# Question's for the SF Operator's



## JCB (Nov 1, 2011)

1. At what point can you move your family during training?
2. Does DLI have a language center at Fort Bragg?
3. Is it reccomended to start running in boots and uniform's?

Thank You.


----------



## surgicalcric (Nov 1, 2011)

1. When you PCS to Ft Bragg for the SFQC, after SFAS.
2. DLI doesnt control the language course SF candidates attend.
3. This has been covered.  Try the search button.

Also, we are SF Soldiers, not Operators.  A search on this topic will explain the reasoning.

Best of luck in your endeavor.

Crip


----------



## JCB (Nov 1, 2011)

Thank you for the clarification.


----------



## Marauder06 (Nov 1, 2011)

Minor grammar point, plural vs. possessive. You made a mistake in this regard both in the thread title (twice) and in your post.
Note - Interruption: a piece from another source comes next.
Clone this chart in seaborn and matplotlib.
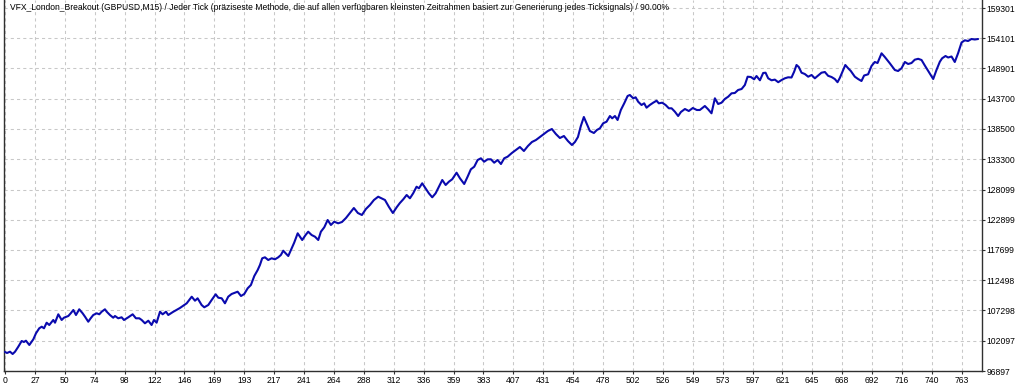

Questions, Operators = plural. Question's, Operator's = possessive. "boots and uniforms" (plural) "boots and uniform's" (possessive). What you were going for in all instances was the plural, what you used is the possessive. It's a little thing, but sometimes the little things matter.


----------



## Boon (Nov 1, 2011)

Other defamatory posts removed.  Dogpiling isn't going to fly on this site people.


----------